Studies of Feynman and Related Integrals and their Hypergeometric Connection using the Method of Brackets, Algebraic Relations and Singularity Analysis

Abstract

Feynman integrals are special kind of integrals that arise in perturbative quantum field theory and are often very difficult to evaluate in terms of known functions of mathematical physics. At times some of the methods used to evaluate other related integrals may be of use in the evaluation of Feynman integrals and vice versa. In this thesis work, we use one such method, the method of brackets to evaluate certain improper integrals of quadratic and quartic type. We further investigate integrals such as the Ising integrals, the Box integrals and the other related integrals.

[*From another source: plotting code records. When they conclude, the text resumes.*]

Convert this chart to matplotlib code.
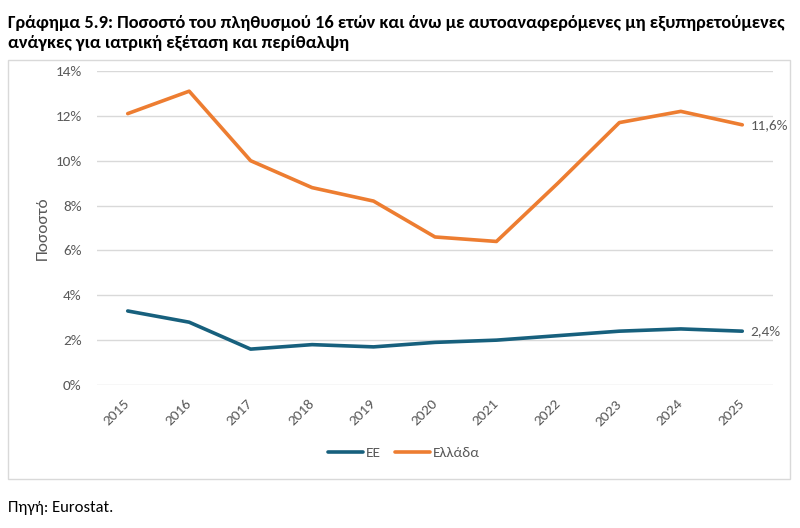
import matplotlib
matplotlib.use("Agg")
import matplotlib.pyplot as plt
from matplotlib.patches import Rectangle

years = ["2015", "2016", "2017", "2018", "2019", "2020",
         "2021", "2022", "2023", "2024", "2025"]
eu = [3.3, 2.8, 1.6, 1.8, 1.7, 1.9, 2.0, 2.2, 2.4, 2.5, 2.4]
greece = [12.1, 13.1, 10.0, 8.8, 8.2, 6.6, 6.4, 9.0, 11.7, 12.2, 11.6]
yticks = [0, 2, 4, 6, 8, 10, 12, 14]

BLUE = "#17607D"
ORANGE = "#ED7D31"
GREY = "#595959"

plt.rcParams["font.family"] = ["Carlito", "DejaVu Sans"]

fig = plt.figure(figsize=(8, 5.28), dpi=100)

# chart frame
fig.patches.append(Rectangle((8 / 800, 1 - 479 / 528), 782 / 800, 419 / 528,
                             transform=fig.transFigure, fill=False,
                             edgecolor="#D9D9D9", lw=1.0))

fig.text(8 / 800, 1 - 33 / 528,
         "Γράφημα 5.9: Ποσοστό του πληθυσμού 16 ετών και άνω με αυτοαναφερόμενες μη εξυπηρετούμενες\n"
         "ανάγκες για ιατρική εξέταση και περίθαλψη",
         fontsize=13.2, fontweight="bold", va="center", ha="left",
         linespacing=1.3, color="black")
fig.text(8 / 800, 1 - 508 / 528, "Πηγή: Eurostat.", fontsize=12,
         va="center", ha="left", color="black")

ax = fig.add_axes([97 / 800, 1 - 385 / 528, 676 / 800, 314 / 528])
x = list(range(len(years)))
ax.plot(x, eu, color=BLUE, lw=2.6, label="ΕΕ", solid_capstyle="round")
ax.plot(x, greece, color=ORANGE, lw=2.6, label="Ελλάδα", solid_capstyle="round")

ax.set_xlim(-0.5, len(years) - 0.5)
ax.set_ylim(0, 14)
ax.set_yticks(yticks)
ax.set_yticklabels([f"{v}%" for v in yticks], fontsize=11, color=GREY)
ax.set_xticks(x)
ax.set_xticklabels(years, rotation=45, fontsize=11, color=GREY,
                   ha="right", va="center", rotation_mode="anchor")
ax.tick_params(axis="y", length=0, pad=11)
ax.tick_params(axis="x", length=0, pad=12)
ax.grid(axis="y", color="#D9D9D9", lw=1)
ax.set_axisbelow(True)
for s in ax.spines.values():
    s.set_visible(False)

ax.set_ylabel("Ποσοστό", fontsize=12.5, color=GREY, labelpad=4)

ax.annotate(f"{greece[-1]:.1f}%".replace(".", ","), (x[-1], greece[-1]),
            xytext=(6, 0), textcoords="offset points", va="center",
            fontsize=11, color=GREY)
ax.annotate(f"{eu[-1]:.1f}%".replace(".", ","), (x[-1], eu[-1]),
            xytext=(6, 0), textcoords="offset points", va="center",
            fontsize=11, color=GREY)

fig.legend(loc="center", bbox_to_anchor=(404 / 800, 1 - 453 / 528), ncol=2,
           frameon=False, fontsize=11, handlelength=2.3, columnspacing=0.9,
           handletextpad=0.2, labelcolor=GREY)

fig.savefig("out.png", dpi=100)
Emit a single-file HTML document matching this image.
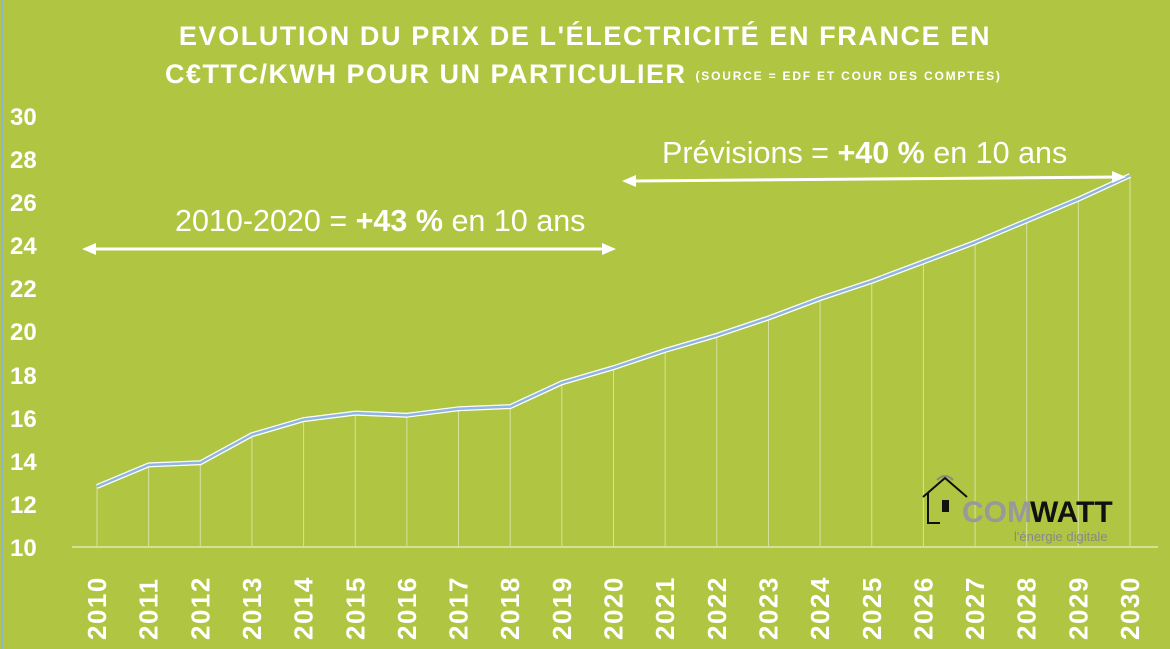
<!DOCTYPE html>
<html><head><meta charset="utf-8"><style>
body{margin:0;width:1170px;height:649px;overflow:hidden;background:#fff}
svg{display:block}
text{font-family:"Liberation Sans",sans-serif}
</style></head><body>
<svg width="1170" height="649" viewBox="0 0 1170 649">
<rect x="0" y="0" width="1170" height="649" fill="#b0c541"/>
<line x1="2" y1="0" x2="2" y2="649" stroke="#8fb7c9" stroke-width="2"/>
<text x="585" y="45" text-anchor="middle" font-size="27" font-weight="bold" fill="#fff" letter-spacing="1.6">EVOLUTION DU PRIX DE L'ÉLECTRICITÉ EN FRANCE  EN</text>
<text x="165" y="83" font-size="27" font-weight="bold" fill="#fff" letter-spacing="1.5">C€TTC/KWH POUR UN PARTICULIER <tspan font-size="12" dy="-3" letter-spacing="1.8">(SOURCE = EDF ET COUR DES COMPTES)</tspan></text>
<g font-size="24" font-weight="bold" fill="#fff">
<text x="10" y="125">30</text><text x="10" y="168">28</text><text x="10" y="211">26</text><text x="10" y="254">24</text><text x="10" y="297">22</text><text x="10" y="340">20</text><text x="10" y="384">18</text><text x="10" y="427">16</text><text x="10" y="470">14</text><text x="10" y="513">12</text><text x="10" y="556">10</text>
</g>
<line x1="72" y1="547" x2="1158" y2="547" stroke="#dfe9b0" stroke-width="1.5"/>
<g id="drops" stroke="#d6e3a0" stroke-width="1"></g>
<polyline id="ln" fill="none" stroke="#fff" stroke-width="5" stroke-linejoin="round"/>
<polyline id="ln2" fill="none" stroke="#8fb6e0" stroke-width="2.5" stroke-linejoin="round"/>
<g id="yrs" font-size="26" font-weight="bold" fill="#fff" letter-spacing="1.5"></g>
<text x="175" y="231" font-size="30.5" fill="#fff">2010-2020 = <tspan font-weight="bold">+43 %</tspan> en 10 ans</text>
<line x1="90" y1="249" x2="608" y2="249" stroke="#fff" stroke-width="3"/>
<path d="M82 249 L96 243 L96 255Z M616 249 L602 243 L602 255Z" fill="#fff"/>
<text x="662" y="163" font-size="30.5" fill="#fff">Prévisions = <tspan font-weight="bold">+40 %</tspan> en 10 ans</text>
<line x1="630" y1="181" x2="1118" y2="177" stroke="#fff" stroke-width="3"/>
<path d="M622 181 L636 175 L636 187Z M1126 177 L1112 171 L1112 183Z" fill="#fff"/>
<g>
<path d="M923 497 L945 478 L967 497 M928 493 L928 523 L940 523" fill="none" stroke="#111" stroke-width="2"/>
<path d="M937 480 Q945 472 953 480" fill="none" stroke="#888" stroke-width="2"/>
<rect x="942" y="500" width="7" height="12" fill="#111"/>
<text x="962" y="522" font-size="30" font-weight="bold" fill="#999">COM</text>
<text x="1030" y="522" font-size="30" font-weight="bold" fill="#111">WATT</text>
<text x="1014" y="541" font-size="13" fill="#888">l'énergie digitale</text>
</g>
</svg>
<script>
var d=[12.8,13.8,13.9,15.2,15.9,16.2,16.1,16.4,16.5,17.6,18.3,19.1,19.8,20.6,21.5,22.3,23.2,24.1,25.1,26.1,27.2];
var ns="http://www.w3.org/2000/svg",pts=[],dg=document.getElementById('drops'),yg=document.getElementById('yrs');
d.forEach(function(v,i){var x=97+i*51.65,y=547-(v-10)*21.6;pts.push(x.toFixed(1)+','+y.toFixed(1));
var l=document.createElementNS(ns,'line');l.setAttribute('x1',x);l.setAttribute('x2',x);l.setAttribute('y1',y);l.setAttribute('y2',547);dg.appendChild(l);
var t=document.createElementNS(ns,'text');t.setAttribute('transform','translate('+(x+9)+',640) rotate(-90)');t.textContent=2010+i;yg.appendChild(t);});
document.getElementById('ln').setAttribute('points',pts.join(' '));
document.getElementById('ln2').setAttribute('points',pts.join(' '));
</script>
</body></html>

In the course of the study, we obtain multi-variable hypergeometric functions naturally and this leads us to carry out further analysis of these functions such as obtaining their connection formulas. We take Appell $F_2$ as an example and evaluate its analytic continuations. With the techniques developed for it, we further evaluate the analytic continuations of a more complicated function called Horn’s $H_1$. We then return to the evaluation of Feynman integrals and study the algebraic relations of the product of their propagators. We suitably modify the known technique so as to implement it in a computer algebra system for automated evaluation of such relations. In this investigation, we again find the presence of multi-variable hypergeometric functions and were also able to derive many elusive and non-trivial reduction formulas for the same. In connection with the numerical evaluation of the multi-variable hypergeometric series we also study the approximation theory focusing on the bi-variate series. We then further develop an automated \textsc{Mathematica} package for the evaluation of diagonal bi-variate approximants which are called the Chisholm approximants. We study their construction and their usage in the context of convergence acceleration and analytic continuation. We also show their utility using examples from various branches of physics such as particle physics and condensed matter physics. Finally, we return to the analysis of the Feynman integrals again and study their analytic properties. We study singularities associated with them without their explicit evaluation by compactifying the integrals in a projective space. We also extend the usage of the previous analysis in this regard, which was restricted to the singularities of second type, to other types of singularities.